(Records with drawing code)
————

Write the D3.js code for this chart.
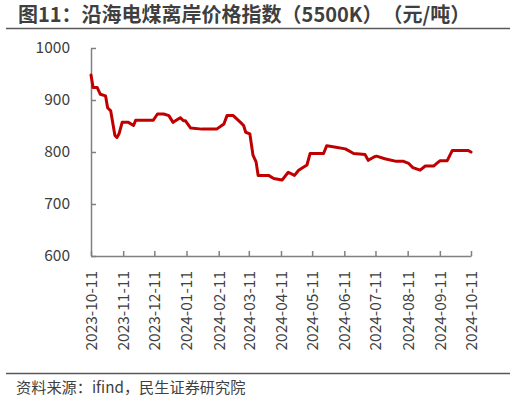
<!DOCTYPE html>
<html>
<head>
<meta charset="utf-8">
<script src="https://cdn.jsdelivr.net/npm/d3@7"></script>
<style>
  body { margin: 0; background: #fff; }
  svg { display: block; font-family: "Noto Sans CJK SC", "Noto Sans", sans-serif; }
  text { text-spacing-trim: space-all; font-feature-settings: "chws" 0, "halt" 0; }
</style>
</head>
<body>
<svg id="chart" width="516" height="401"></svg>
<script>
// 沿海电煤离岸价格指数（5500K），元/吨
var dates = [
  "2023-10-11", "2023-10-13", "2023-10-17", "2023-10-20", "2023-10-25", "2023-10-27",
  "2023-10-30", "2023-11-03", "2023-11-05", "2023-11-07", "2023-11-10", "2023-11-16",
  "2023-11-21", "2023-11-23", "2023-12-10", "2023-12-14", "2023-12-20", "2023-12-25",
  "2023-12-29", "2024-01-05", "2024-01-08", "2024-01-10", "2024-01-15", "2024-01-26",
  "2024-02-09", "2024-02-16", "2024-02-19", "2024-02-25", "2024-03-03", "2024-03-06",
  "2024-03-08", "2024-03-12", "2024-03-15", "2024-03-18", "2024-03-20", "2024-03-30",
  "2024-04-04", "2024-04-12", "2024-04-18", "2024-04-24", "2024-04-28", "2024-05-06",
  "2024-05-09", "2024-05-22", "2024-05-25", "2024-05-31", "2024-06-12", "2024-06-20",
  "2024-07-01", "2024-07-04", "2024-07-10", "2024-07-12", "2024-07-20", "2024-07-31",
  "2024-08-07", "2024-08-12", "2024-08-16", "2024-08-23", "2024-08-28", "2024-09-05",
  "2024-09-08", "2024-09-11", "2024-09-18", "2024-09-23", "2024-10-08", "2024-10-11"
];
var prices = [
  948, 924, 924, 911, 908, 885,
  879, 832, 828, 835, 857, 857,
  851, 861, 861, 873, 873, 870,
  857, 866, 860, 860, 846, 844,
  844, 854, 870, 870, 857, 851,
  838, 835, 794, 781, 755, 755,
  749, 746, 761, 755, 765, 775,
  797, 797, 812, 810, 806, 797,
  795, 784, 791, 792, 787, 782,
  782, 778, 770, 765, 773, 773,
  778, 783, 783, 803, 803, 800
];
var xTicks = [
  "2023-10-11", "2023-11-11", "2023-12-11", "2024-01-11", "2024-02-11", "2024-03-11",
  "2024-04-11", "2024-05-11", "2024-06-11", "2024-07-11", "2024-08-11", "2024-09-11",
  "2024-10-11"
];
var yTicks = [600, 700, 800, 900, 1000];

var title = "图11：沿海电煤离岸价格指数（5500K）（元/吨）";
var source = "资料来源：ifind，民生证券研究院";

var parse = d3.timeParse("%Y-%m-%d");
var fmt = d3.timeFormat("%Y-%m-%d");
var data = dates.map(function(d, i) { return {date: parse(d), value: prices[i]}; });

var svg = d3.select("#chart");
var textColor = "#404040";
var axisColor = "#808080";

// title + rule
svg.append("text")
  .attr("x", 18)
  .attr("y", 22)
  .attr("font-size", 20)
  .attr("font-weight", "bold")
  .attr("fill", "#3f3f3f")
  .text(title);

svg.append("line")
  .attr("x1", 6).attr("x2", 510)
  .attr("y1", 28.5).attr("y2", 28.5)
  .attr("stroke", "#595959")
  .attr("stroke-width", 1.5);

// scales
var x = d3.scaleTime()
  .domain([parse(xTicks[0]), parse(xTicks[xTicks.length - 1])])
  .range([91, 471]);

var y = d3.scaleLinear()
  .domain([600, 1000])
  .range([256, 48]);

// y axis, ticks pointing inward
var yAxis = svg.append("g")
  .attr("transform", "translate(" + x.range()[0] + ",0)")
  .call(d3.axisLeft(y)
    .tickValues(yTicks)
    .tickFormat(d3.format("d"))
    .tickSizeInner(-5)
    .tickSizeOuter(0)
    .tickPadding(21));

// x axis, ticks pointing up
var xAxis = svg.append("g")
  .attr("transform", "translate(0," + y.range()[0] + ")")
  .call(d3.axisBottom(x)
    .tickValues(xTicks.map(parse))
    .tickFormat(fmt)
    .tickSizeInner(-5)
    .tickSizeOuter(0));

[yAxis, xAxis].forEach(function(g) {
  g.select(".domain").attr("stroke", axisColor).attr("stroke-width", 1.5);
  g.selectAll(".tick line").attr("stroke", axisColor).attr("stroke-width", 1.5);
  g.selectAll(".tick text")
    .attr("fill", textColor)
    .attr("font-size", 15.5)
    .attr("font-family", "\"Noto Sans CJK SC\", \"Noto Sans\", sans-serif");
});

xAxis.selectAll(".tick text")
  .attr("transform", "rotate(-90)")
  .attr("text-anchor", "end")
  .attr("x", -15)
  .attr("y", 0)
  .attr("dy", "0.35em");

// price line
var line = d3.line()
  .x(function(d) { return x(d.date); })
  .y(function(d) { return y(d.value); });

svg.append("path")
  .datum(data)
  .attr("d", line)
  .attr("fill", "none")
  .attr("stroke", "#C00000")
  .attr("stroke-width", 3)
  .attr("stroke-linejoin", "round")
  .attr("stroke-linecap", "round");

// footer
svg.append("line")
  .attr("x1", 6).attr("x2", 510)
  .attr("y1", 373.5).attr("y2", 373.5)
  .attr("stroke", "#595959")
  .attr("stroke-width", 1.5);

svg.append("text")
  .attr("x", 16)
  .attr("y", 393)
  .attr("font-size", 15.2)
  .attr("fill", textColor)
  .text(source);
</script>
</body>
</html>
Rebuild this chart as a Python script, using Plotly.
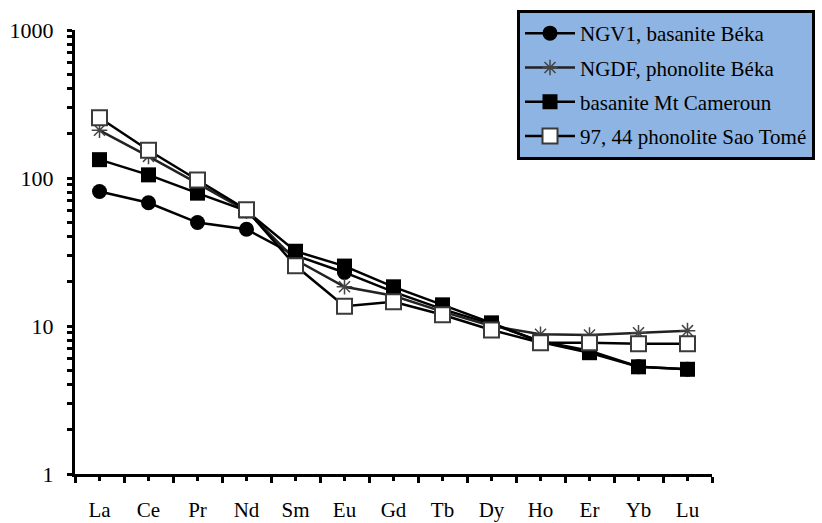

————

[Exercise goal]
Generate a word-for-word copy of the preceding records, excluding all pictures.

[Exercise response]
Write the D3.js code for this chart.
<!DOCTYPE html>
<html>
<head>
<meta charset="utf-8">
<script src="https://cdn.jsdelivr.net/npm/d3@7"></script>
<style>
  body { margin: 0; background: #fff; }
  svg { display: block; font-family: "Noto Sans CJK SC", "Noto Sans", sans-serif; }
  text { text-spacing-trim: space-all; font-feature-settings: "chws" 0, "halt" 0; }
</style>
</head>
<body>
<svg id="chart" width="516" height="401"></svg>
<script>
// 沿海电煤离岸价格指数（5500K），元/吨
var dates = [
  "2023-10-11", "2023-10-13", "2023-10-17", "2023-10-20", "2023-10-25", "2023-10-27",
  "2023-10-30", "2023-11-03", "2023-11-05", "2023-11-07", "2023-11-10", "2023-11-16",
  "2023-11-21", "2023-11-23", "2023-12-10", "2023-12-14", "2023-12-20", "2023-12-25",
  "2023-12-29", "2024-01-05", "2024-01-08", "2024-01-10", "2024-01-15", "2024-01-26",
  "2024-02-09", "2024-02-16", "2024-02-19", "2024-02-25", "2024-03-03", "2024-03-06",
  "2024-03-08", "2024-03-12", "2024-03-15", "2024-03-18", "2024-03-20", "2024-03-30",
  "2024-04-04", "2024-04-12", "2024-04-18", "2024-04-24", "2024-04-28", "2024-05-06",
  "2024-05-09", "2024-05-22", "2024-05-25", "2024-05-31", "2024-06-12", "2024-06-20",
  "2024-07-01", "2024-07-04", "2024-07-10", "2024-07-12", "2024-07-20", "2024-07-31",
  "2024-08-07", "2024-08-12", "2024-08-16", "2024-08-23", "2024-08-28", "2024-09-05",
  "2024-09-08", "2024-09-11", "2024-09-18", "2024-09-23", "2024-10-08", "2024-10-11"
];
var prices = [
  948, 924, 924, 911, 908, 885,
  879, 832, 828, 835, 857, 857,
  851, 861, 861, 873, 873, 870,
  857, 866, 860, 860, 846, 844,
  844, 854, 870, 870, 857, 851,
  838, 835, 794, 781, 755, 755,
  749, 746, 761, 755, 765, 775,
  797, 797, 812, 810, 806, 797,
  795, 784, 791, 792, 787, 782,
  782, 778, 770, 765, 773, 773,
  778, 783, 783, 803, 803, 800
];
var xTicks = [
  "2023-10-11", "2023-11-11", "2023-12-11", "2024-01-11", "2024-02-11", "2024-03-11",
  "2024-04-11", "2024-05-11", "2024-06-11", "2024-07-11", "2024-08-11", "2024-09-11",
  "2024-10-11"
];
var yTicks = [600, 700, 800, 900, 1000];

var title = "图11：沿海电煤离岸价格指数（5500K）（元/吨）";
var source = "资料来源：ifind，民生证券研究院";

var parse = d3.timeParse("%Y-%m-%d");
var fmt = d3.timeFormat("%Y-%m-%d");
var data = dates.map(function(d, i) { return {date: parse(d), value: prices[i]}; });

var svg = d3.select("#chart");
var textColor = "#404040";
var axisColor = "#808080";

// title + rule
svg.append("text")
  .attr("x", 18)
  .attr("y", 22)
  .attr("font-size", 20)
  .attr("font-weight", "bold")
  .attr("fill", "#3f3f3f")
  .text(title);

svg.append("line")
  .attr("x1", 6).attr("x2", 510)
  .attr("y1", 28.5).attr("y2", 28.5)
  .attr("stroke", "#595959")
  .attr("stroke-width", 1.5);

// scales
var x = d3.scaleTime()
  .domain([parse(xTicks[0]), parse(xTicks[xTicks.length - 1])])
  .range([91, 471]);

var y = d3.scaleLinear()
  .domain([600, 1000])
  .range([256, 48]);

// y axis, ticks pointing inward
var yAxis = svg.append("g")
  .attr("transform", "translate(" + x.range()[0] + ",0)")
  .call(d3.axisLeft(y)
    .tickValues(yTicks)
    .tickFormat(d3.format("d"))
    .tickSizeInner(-5)
    .tickSizeOuter(0)
    .tickPadding(21));

// x axis, ticks pointing up
var xAxis = svg.append("g")
  .attr("transform", "translate(0," + y.range()[0] + ")")
  .call(d3.axisBottom(x)
    .tickValues(xTicks.map(parse))
    .tickFormat(fmt)
    .tickSizeInner(-5)
    .tickSizeOuter(0));

[yAxis, xAxis].forEach(function(g) {
  g.select(".domain").attr("stroke", axisColor).attr("stroke-width", 1.5);
  g.selectAll(".tick line").attr("stroke", axisColor).attr("stroke-width", 1.5);
  g.selectAll(".tick text")
    .attr("fill", textColor)
    .attr("font-size", 15.5)
    .attr("font-family", "\"Noto Sans CJK SC\", \"Noto Sans\", sans-serif");
});

xAxis.selectAll(".tick text")
  .attr("transform", "rotate(-90)")
  .attr("text-anchor", "end")
  .attr("x", -15)
  .attr("y", 0)
  .attr("dy", "0.35em");

// price line
var line = d3.line()
  .x(function(d) { return x(d.date); })
  .y(function(d) { return y(d.value); });

svg.append("path")
  .datum(data)
  .attr("d", line)
  .attr("fill", "none")
  .attr("stroke", "#C00000")
  .attr("stroke-width", 3)
  .attr("stroke-linejoin", "round")
  .attr("stroke-linecap", "round");

// footer
svg.append("line")
  .attr("x1", 6).attr("x2", 510)
  .attr("y1", 373.5).attr("y2", 373.5)
  .attr("stroke", "#595959")
  .attr("stroke-width", 1.5);

svg.append("text")
  .attr("x", 16)
  .attr("y", 393)
  .attr("font-size", 15.2)
  .attr("fill", textColor)
  .text(source);
</script>
</body>
</html>
Rebuild this chart as a Python script, using Plotly.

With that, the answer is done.